There isn’t anything in the world quite like touching her finger tips with yours or holding her hand as the two of you walk along a street, a shore, anywhere really, just being together, quiet, holding hands, connected; feeling each other through the receptors in your fingertips, in your heart.
Romantic? Maybe. Political? Possibly.
It’s Pride Week here in Toronto, with all the requisite political posturing and demands. The lead-up to this week has been somewhat typically hysterical. The Mayor isn’t participating which has lots of people saying tsk-tsk but seriously: do we want him there? If he would rather honour his family tradition of going to the cottage for that weekend with his brother the deputy mayor, with his mother who says she doesn’t get to see her boys now that they’re in politics, should we really be tsk tsking? If we didn’t vote for him, why do we want him at the parade? He can’t even dance! Besides, there are more important political issues to attend to right now.
For example, a new group calling itself Queers for Xenon (QfX) is demanding that Pride Toronto recognize and allow a contingent of naked, pink polka-dotted creatures from the planet Xenon to take part and carry banners in the Sunday Pride parade that say Earth Must Be Destroyed Now!
You might recall that Xenon has a strategic plan to obliterate Earth at some point in the future ideally before Earth steals all of Xenon’s coltan — the element required for our insatiable lust for electronic gadgets that require computer chips. Like cell phones. Coltan is the element being mined in the Congo that is destroying habitats and lives and has links to Congo’s ongoing armed conflict. My spies say that Xenon is planning for December 22, 2012, the day after the Mayan prophesy proves untrue.
The Queers franchise grows every year. I’m sure you’ve heard about the latest venture. In September, the Queers franchise will host a reality TV show where highly controversial and little-known causes will battle it out Survivor-like to become the favourite cause. The last cause standing is the winner of the Queers franchise support. Not only that, but a professional protest sign maker and sloganeer will be assigned to the cause for a whole year!!
Toronto Pride always brings the nuts out and the squirrels and rats aren’t too far behind; no disrespect to the Queers in Support of all Rodent Life Forms Known and to Be Discovered intended or meant.
Toronto’s Pride events are fun, and the people who head on down to the incredibly shrinking Village (the price of mainstreaming) are there to have fun and dance and share some love.
But I digress.
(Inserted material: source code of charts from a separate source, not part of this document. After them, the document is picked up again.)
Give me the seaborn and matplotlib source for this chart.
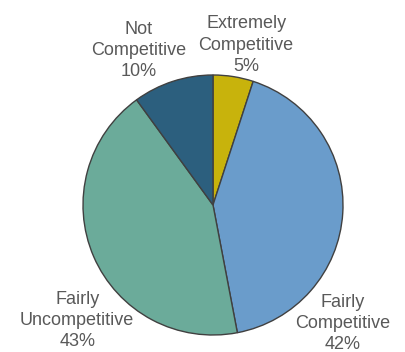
import matplotlib
matplotlib.use("Agg")
import matplotlib.pyplot as plt
import seaborn as sns

# Survey responses on market competitiveness (percent)
categories = ["Extremely\nCompetitive", "Fairly\nCompetitive", "Fairly\nUncompetitive", "Not\nCompetitive"]
shares = [5, 42, 43, 10]
colors = ["#C8B30C", "#6A9CCB", "#6BAB9A", "#2C5F7E"]

# Label anchor points (data units, pie radius = 1)
label_x = [0.255, 1.00, -1.045, -0.575]
label_y = [1.23, -0.91, -0.89, 1.19]

sns.set_theme(style="white")
plt.rcParams["font.family"] = ["Liberation Sans", "DejaVu Sans"]

fig = plt.figure(figsize=(4.06, 3.52), dpi=100)
ax = fig.add_axes([0, 0, 1, 1])

ax.pie(
    shares,
    colors=colors,
    startangle=90,
    counterclock=False,
    radius=1.0,
    wedgeprops=dict(edgecolor="#404040", linewidth=1.0),
)

for cat, val, x, y in zip(categories, shares, label_x, label_y):
    ax.text(x, y, f"{cat}\n{val}%", ha="center", va="center",
            fontsize=13, color="#595959", linespacing=1.32)

# center at (213, 205) px with radius ~130 px
ax.set_xlim(-213 / 130, (406 - 213) / 130)
ax.set_ylim(-(352 - 205) / 130, 205 / 130)
ax.set_aspect("auto")
ax.axis("off")

fig.savefig("out.png", dpi=100)
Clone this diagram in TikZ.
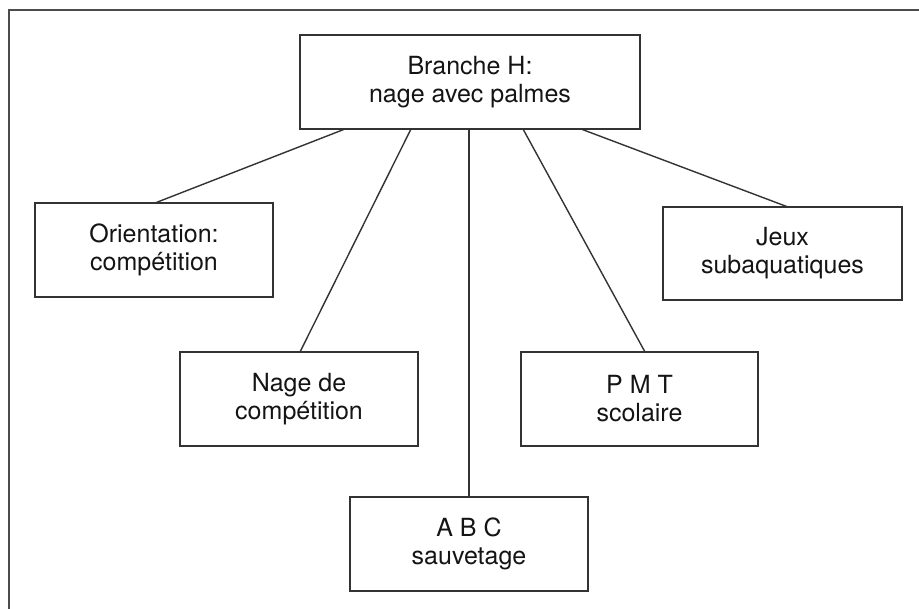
\documentclass[tikz,border=0pt]{standalone}
\usepackage{fontspec}
\setmainfont{TeX Gyre Heros}
\begin{document}
\begin{tikzpicture}[x=1pt,y=-1pt,
  box/.style={draw=black!80,line width=1.7pt,text=black!92,align=center,
    inner sep=0pt,outer sep=0pt,font=\fontsize{25}{28}\selectfont},
  conn/.style={draw=black!80,line width=1.4pt},
  frame/.style={draw=black!70,line width=1.5pt}]
\useasboundingbox (0,0) rectangle (919,609);
\coordinate (ftr) at (919,10);
\coordinate (ftl) at (9,10);
\coordinate (fbl) at (9,609);
\draw[frame] (ftr) -- (ftl) -- (fbl);
\node[box,minimum width=340pt,minimum height=94pt] (top) at (470,82) {Branche H:\\nage avec palmes};
\node[box,minimum width=238pt,minimum height=94pt] (ori) at (154,250) {Orientation:\\compétition};
\node[box,minimum width=238pt,minimum height=94pt] (nage) at (299,399) {Nage de\\compétition};
\node[box,minimum width=239pt,minimum height=93pt] (jeux) at (782.5,253.5) {Jeux\\subaquatiques};
\node[box,minimum width=237pt,minimum height=94pt] (pmt) at (639.5,399) {P M T\\scolaire};
\node[box,minimum width=238pt,minimum height=94pt] (abc) at (469,544) {A B C\\sauvetage};
\draw[conn] ([xshift=-125pt]top.south) -- ([xshift=1pt]ori.north);
\draw[conn] ([xshift=-59pt]top.south) -- ([xshift=1pt]nage.north);
\draw[conn] ([xshift=-1pt]top.south) -- ([xshift=0pt]abc.north);
\draw[conn] ([xshift=53pt]top.south) -- ([xshift=5.5pt]pmt.north);
\draw[conn] ([xshift=111pt]top.south) -- ([xshift=5.5pt]jeux.north);
\end{tikzpicture}
\end{document}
I started thinking about holding hands, holding her hand, loving her down to the very finger tips. I started thinking about how anchoring holding hands is, how communicative hands and fingers are, even in silence. And I thought about how wonderful it is to be holding hands. With her. And I thought about all of the women I know who like to hold hands, not only during Pride Week, but every week, every day, any day, everywhere and anywhere.